With its lush climate and fertile ground, Menorca is dotted with vineyards that produce some great local wines. Tourists often book a whole holiday around tours of the many wine estates and festivals dedicated to the grape throughout the year. Be prepared to catch a bottle during the Festes de Gràcia (Festival of Gracia) in Mahon when they are thrown into the crowd from the town hall. Alternatively, for those with a taste for the stronger stuff, the Xoriguer Gin Distillery is a fantastic way to spend an afternoon. The local drink of choice? Just ask for a pomada – a simple and refreshing mix of gin and cloudy lemonade.
Set in the most spectacular setting of the magnificent abandoned limestone quarries, Pedreres de s’Hostal, this annual event pulls together all kinds of arts ranging from music concerts, poetry recitals, dance and theatre. Festival Director Joan Taltavull Carretero originally intended Pedra Viva to be a short, one-off project for sharing the arts and culture with the public, but its huge success has kept the festivities alive year after year.
Often seen on the feet of Spanish royalty and replicated on the catwalks of Prada, the Avarca sandal is one of Menorca’s most renowned products. The humble origins began as a peasant’s necessity – recycled rubber tyres and dyed cowhide were used to create a footwear capable of treading the island’s rugged landscape. Nowadays, no visit to Menorca is complete without a few pairs in the suitcase to take home. Visit Ca’n Doblas Artesania stores for the best versions of these sandals, in anything from suede to embroidered leather to faux crocodile skin as well as the more traditional types.
Due its relatively diminutive size, hiring a car and exploring the island is easy. The towns are a photographer’s dream – all quaint cobbled streets and whitewashed facades – while the verdant landscape in between is brimming with wild flowers, pine forests, and fruit orchards. Catch the stunning views of the whole island from El Toro, a 350 metre (1,200 foot) hill in the middle of the island with unrivalled panoramic vistas.

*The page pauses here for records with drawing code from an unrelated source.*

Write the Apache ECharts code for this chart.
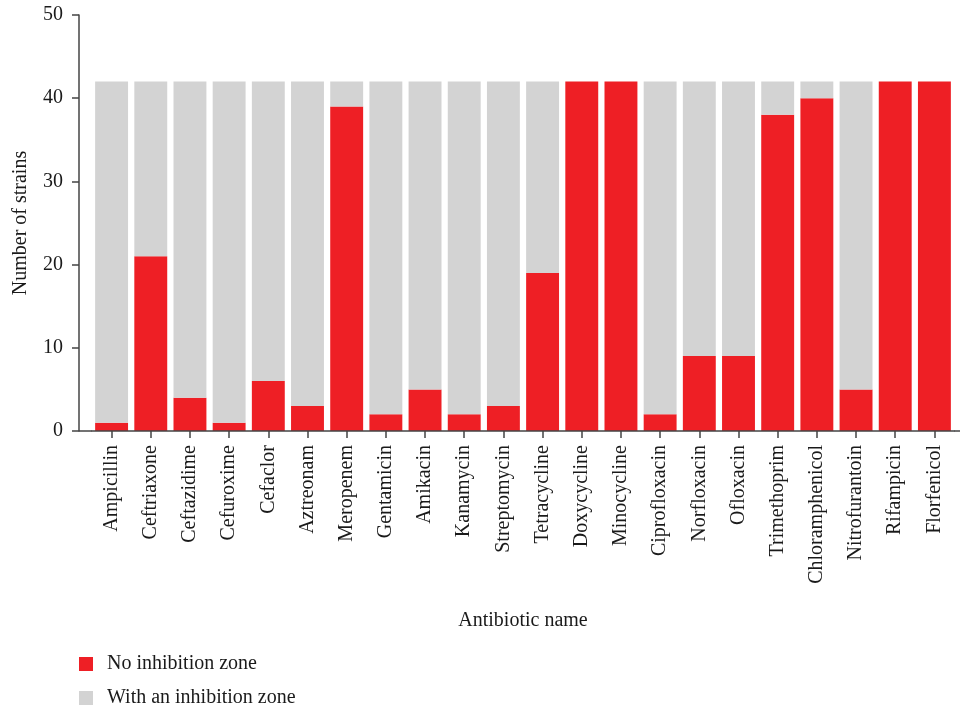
<!DOCTYPE html>
<html>
<head>
<meta charset="utf-8">
<script src="https://cdn.jsdelivr.net/npm/echarts@6/dist/echarts.min.js"></script>
<style>html,body{margin:0;padding:0;background:#fff;}#c{width:960px;height:709px;}</style>
</head>
<body>
<div id="c"></div>
<script>
const categories = ["Ampicillin","Ceftriaxone","Ceftazidime","Cefuroxime","Cefaclor","Aztreonam","Meropenem","Gentamicin","Amikacin","Kanamycin","Streptomycin","Tetracycline","Doxycycline","Minocycline","Ciprofloxacin","Norfloxacin","Ofloxacin","Trimethoprim","Chloramphenicol","Nitrofurantoin","Rifampicin","Florfenicol"];
const noInhibition = [1,21,4,1,6,3,39,2,5,2,3,19,42,42,2,9,9,38,40,5,42,42];
const withInhibition = [41,21,38,41,36,39,3,40,37,40,39,23,0,0,40,33,33,4,2,37,0,0];
const yTicks = {min:0, max:50, interval:10};
const seriesNames = ["No inhibition zone","With an inhibition zone"];

const FONT = "Liberation Serif";
const GL = 92, GR = 6, GT = 15, GB = 278;
const chart = echarts.init(document.getElementById('c'));
chart.setOption({
  animation:false,
  textStyle:{fontFamily:FONT},
  grid:{left:GL, right:GR, top:GT, bottom:GB},
  legend:{
    orient:'vertical', left:79, top:654, padding:0,
    icon:'rect', itemWidth:14, itemHeight:14, itemGap:14,
    textStyle:{fontFamily:FONT, fontSize:20, color:'#1a1a1a', lineHeight:20, padding:[0,0,0,9]},
    data:seriesNames
  },
  xAxis:{
    type:'category', data:categories, z:10,
    name:'Antibiotic name', nameLocation:'middle', nameGap:180,
    nameTextStyle:{fontFamily:FONT, fontSize:20, color:'#1a1a1a'},
    axisLine:{show:true, lineStyle:{color:'#444', width:1.5}},
    axisTick:{show:true, alignWithLabel:true, length:7, lineStyle:{color:'#444', width:1.5}},
    axisLabel:{rotate:90, margin:14, fontFamily:FONT, fontSize:20, color:'#1a1a1a', interval:0}
  },
  yAxis:{
    type:'value', min:yTicks.min, max:yTicks.max, interval:yTicks.interval, offset:13,
    name:'Number of strains', nameLocation:'middle', nameGap:48,
    nameTextStyle:{fontFamily:FONT, fontSize:20, color:'#1a1a1a'},
    axisLine:{show:true, lineStyle:{color:'#444', width:1.5}},
    axisTick:{show:true, length:7, lineStyle:{color:'#444', width:1.5}},
    axisLabel:{margin:16, fontFamily:FONT, fontSize:20, color:'#1a1a1a'},
    splitLine:{show:false}
  },
  series:[
    {name:seriesNames[0], type:'bar', stack:'s', data:noInhibition, barCategoryGap:'16%', itemStyle:{color:'#EE1F25'}},
    {name:seriesNames[1], type:'bar', stack:'s', data:withInhibition, barCategoryGap:'16%', itemStyle:{color:'#D3D3D3'}}
  ],
  graphic:[
    {type:'line', z:100, shape:{x1:79, y1:709-GB, x2:GL, y2:709-GB}, style:{stroke:'#444', lineWidth:1.5}},
    {type:'line', z:100, shape:{x1:960-GR, y1:709-GB, x2:960, y2:709-GB}, style:{stroke:'#444', lineWidth:1.5}}
  ]
});
</script>
</body>
</html>
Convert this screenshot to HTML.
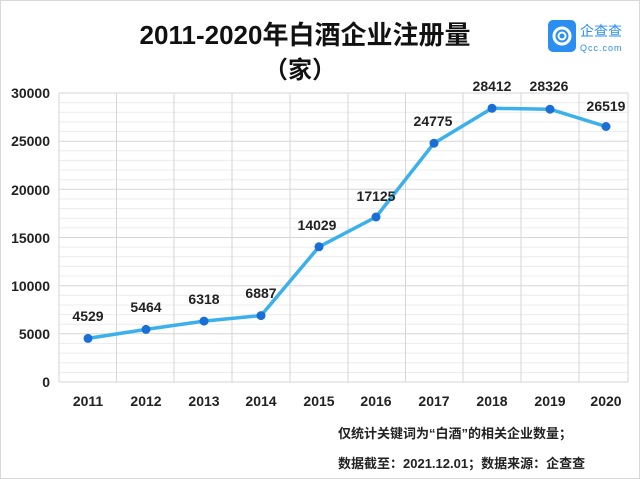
<!DOCTYPE html>
<html><head><meta charset="utf-8"><style>
body{margin:0;background:#fff;}
svg{display:block;font-family:"Liberation Sans","Noto Sans CJK SC",sans-serif;}
</style></head><body>
<svg width="640" height="479" viewBox="0 0 640 479">
<rect x="0.5" y="0.5" width="639" height="478" fill="#fff" stroke="#d8d8d8"/>
<text x="305" y="44" text-anchor="middle" font-size="26" font-weight="bold" fill="#111">2011-2020年白酒企业注册量</text>
<text x="300" y="78" text-anchor="middle" font-size="24" font-weight="bold" fill="#111">（家）</text>
<rect x="548" y="20" width="28" height="32" rx="5" fill="#2a8ff0"/>
<circle cx="562" cy="36" r="8" fill="none" stroke="#fff" stroke-width="3"/>
<circle cx="562" cy="36" r="3.5" fill="none" stroke="#fff" stroke-width="2"/>
<text x="580" y="36" font-size="14" fill="#2a8ff0">企查查</text>
<text x="580" y="51" font-size="9" fill="#2a8ff0" letter-spacing="1">Qcc.com</text>
<g stroke="#ececec" stroke-width="1">
<line x1="59" x2="628" y1="372.4" y2="372.4"/><line x1="59" x2="628" y1="362.7" y2="362.7"/><line x1="59" x2="628" y1="353.1" y2="353.1"/><line x1="59" x2="628" y1="343.5" y2="343.5"/>
<line x1="59" x2="628" y1="324.2" y2="324.2"/><line x1="59" x2="628" y1="314.6" y2="314.6"/><line x1="59" x2="628" y1="305" y2="305"/><line x1="59" x2="628" y1="295.3" y2="295.3"/>
<line x1="59" x2="628" y1="276" y2="276"/><line x1="59" x2="628" y1="266.4" y2="266.4"/><line x1="59" x2="628" y1="256.8" y2="256.8"/><line x1="59" x2="628" y1="247.1" y2="247.1"/>
<line x1="59" x2="628" y1="227.9" y2="227.9"/><line x1="59" x2="628" y1="218.2" y2="218.2"/><line x1="59" x2="628" y1="208.6" y2="208.6"/><line x1="59" x2="628" y1="199" y2="199"/>
<line x1="59" x2="628" y1="179.7" y2="179.7"/><line x1="59" x2="628" y1="170" y2="170"/><line x1="59" x2="628" y1="160.4" y2="160.4"/><line x1="59" x2="628" y1="150.8" y2="150.8"/>
<line x1="59" x2="628" y1="131.5" y2="131.5"/><line x1="59" x2="628" y1="121.9" y2="121.9"/><line x1="59" x2="628" y1="112.2" y2="112.2"/><line x1="59" x2="628" y1="102.6" y2="102.6"/>
</g>
<g stroke="#d6d6d6" stroke-width="1">
<line x1="59" x2="628" y1="333.8" y2="333.8"/><line x1="59" x2="628" y1="285.7" y2="285.7"/><line x1="59" x2="628" y1="237.5" y2="237.5"/><line x1="59" x2="628" y1="189.3" y2="189.3"/><line x1="59" x2="628" y1="141.2" y2="141.2"/><line x1="59" x2="628" y1="93" y2="93"/>
<line x1="59" x2="59" y1="93" y2="382"/><line x1="116.5" x2="116.5" y1="93" y2="382"/><line x1="174" x2="174" y1="93" y2="382"/><line x1="232" x2="232" y1="93" y2="382"/><line x1="290" x2="290" y1="93" y2="382"/><line x1="348" x2="348" y1="93" y2="382"/><line x1="405.5" x2="405.5" y1="93" y2="382"/><line x1="463" x2="463" y1="93" y2="382"/><line x1="521" x2="521" y1="93" y2="382"/><line x1="579" x2="579" y1="93" y2="382"/><line x1="628" x2="628" y1="93" y2="382"/>
<line x1="59" x2="628" y1="382" y2="382"/>
</g>
<g font-size="14" font-weight="bold" fill="#222" text-anchor="end">
<text x="50" y="387">0</text><text x="50" y="339">5000</text><text x="50" y="291">10000</text><text x="50" y="243">15000</text><text x="50" y="195">20000</text><text x="50" y="146">25000</text><text x="50" y="98">30000</text>
</g>
<g font-size="14" font-weight="bold" fill="#222" text-anchor="middle">
<text x="88" y="406">2011</text><text x="146" y="406">2012</text><text x="204" y="406">2013</text><text x="261" y="406">2014</text><text x="319" y="406">2015</text><text x="376" y="406">2016</text><text x="434" y="406">2017</text><text x="492" y="406">2018</text><text x="550" y="406">2019</text><text x="606" y="406">2020</text>
</g>
<polyline fill="none" stroke="#3bb0ea" stroke-width="3.5" stroke-linejoin="round" points="88,338.4 146,329.4 204,321.1 261,315.6 319,246.8 376,217 434,143.2 492,108.3 550,109.2 606,126.5"/>
<g fill="#1a6fd6">
<circle cx="88" cy="338.4" r="4.5"/><circle cx="146" cy="329.4" r="4.5"/><circle cx="204" cy="321.1" r="4.5"/><circle cx="261" cy="315.6" r="4.5"/><circle cx="319" cy="246.8" r="4.5"/><circle cx="376" cy="217" r="4.5"/><circle cx="434" cy="143.2" r="4.5"/><circle cx="492" cy="108.3" r="4.5"/><circle cx="550" cy="109.2" r="4.5"/><circle cx="606" cy="126.5" r="4.5"/>
</g>
<g font-size="14" font-weight="bold" fill="#222" text-anchor="middle">
<text x="88" y="321">4529</text><text x="146" y="312">5464</text><text x="204" y="304">6318</text><text x="261" y="298">6887</text><text x="317" y="230">14029</text><text x="376" y="201">17125</text><text x="433" y="126">24775</text><text x="492" y="91">28412</text><text x="549" y="91">28326</text><text x="606" y="111">26519</text>
</g>
<text x="338" y="438" font-size="13" font-weight="bold" fill="#222">仅统计关键词为“白酒”的相关企业数量；</text>
<text x="338" y="468" font-size="13" font-weight="bold" fill="#222">数据截至：2021.12.01；数据来源：企查查</text>
</svg>
</body></html>
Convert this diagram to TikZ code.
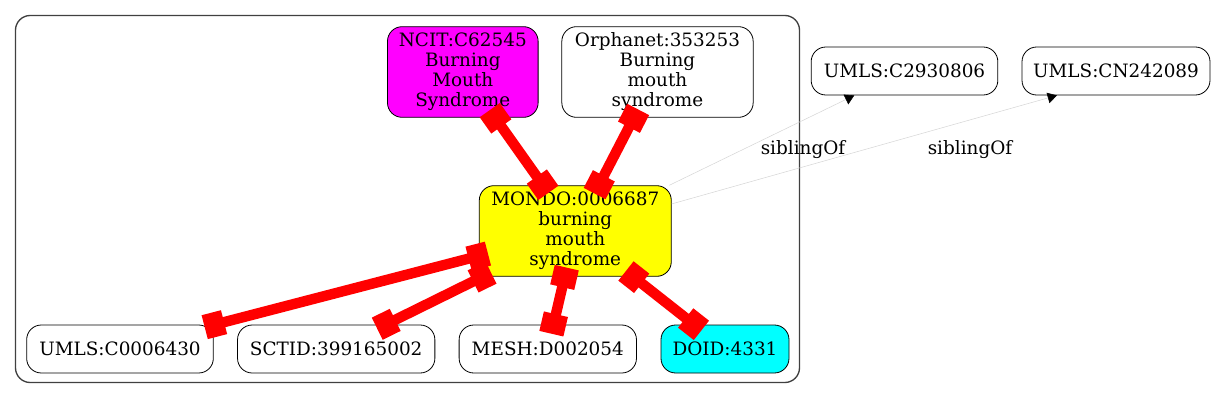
\documentclass[tikz,border=0pt]{standalone}
\usepackage{fontspec}
\setmainfont{DejaVu Serif}
\usetikzlibrary{arrows.meta,calc}
\definecolor{gvmagenta}{RGB}{255,0,255}
\definecolor{gvcyan}{RGB}{0,255,255}
\definecolor{gvyellow}{RGB}{255,255,0}
\definecolor{gvred}{RGB}{255,0,0}
\begin{document}
\begin{tikzpicture}[x=0.75pt,y=-0.75pt,
 txt/.style={font=\fontsize{13.8}{15}\selectfont},
 nd/.style={draw, txt, rounded corners=11pt, align=center, inner sep=0pt, line width=0.6pt},
 big/.style={nd, minimum height=68pt},
 small/.style={nd, minimum height=36pt},
 rel/.style={gvred, line width=7.8pt, {Square[length=15pt,width=18.5pt]}-{Square[length=15pt,width=18.5pt]}, shorten <=-7pt, shorten >=-7pt},
 sib/.style={draw=black!16, line width=0.4pt, -{Triangle[length=7pt,width=8pt,color=black]}}]
\useasboundingbox (0,0) rectangle (1218,400);
\draw[rounded corners=11pt, draw=black!75, line width=1pt] (15.5,15.5) rectangle (799.5,382.5);
\node[big, fill=gvmagenta, minimum width=113pt] (ncit) at (462.8,72) {NCIT:C62545\\Burning\\Mouth\\Syndrome};
\node[big, minimum width=143.5pt] (orpha) at (657.5,72) {Orphanet:353253\\Burning\\mouth\\syndrome};
\node[big, fill=gvyellow, minimum width=144pt] (mondo) at (575.3,231) {MONDO:0006687\\burning\\mouth\\syndrome};
\node[small, minimum width=140pt] (c29) at (904.5,71) {UMLS:C2930806};
\node[small, minimum width=141pt] (cn) at (1116,71) {UMLS:CN242089};
\node[small, minimum width=140pt] (c00) at (120,349) {UMLS:C0006430};
\node[small, minimum width=148pt] (sct) at (336.2,349) {SCTID:399165002};
\node[small, minimum width=133pt] (mesh) at (547.8,349) {MESH:D002054};
\node[small, fill=gvcyan, minimum width=96pt] (doid) at (725,349) {DOID:4331};
\draw[rel] (ncit) -- (mondo);
\draw[rel] (orpha) -- (mondo);
\draw[rel] (mondo) -- (c00);
\draw[rel] (mondo) -- (sct);
\draw[rel] (mondo) -- (mesh);
\draw[rel] (mondo) -- (doid);
\coordinate (cnin) at ($(cn.south)+(-59,0)$);
\draw[sib] (mondo) -- (c29);
\draw[sib] (mondo) -- (cnin);
\node[txt] (l1) at (803,150) {siblingOf};
\node[txt] (l2) at (970,150) {siblingOf};
\end{tikzpicture}
\end{document}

Surrounded by the waters of the Mediterranean, the island’s seafood is naturally excellent. Look out for the local lobster stew caldereta de llagosta which is Menorca’s most celebrated traditional dish. Sample delicious pongy cheeses at cheese factories mostly in the centre of the island, or try the popular locals’ tapas of sobrassada, cured pork sausage seasoned with paprika and served on toast.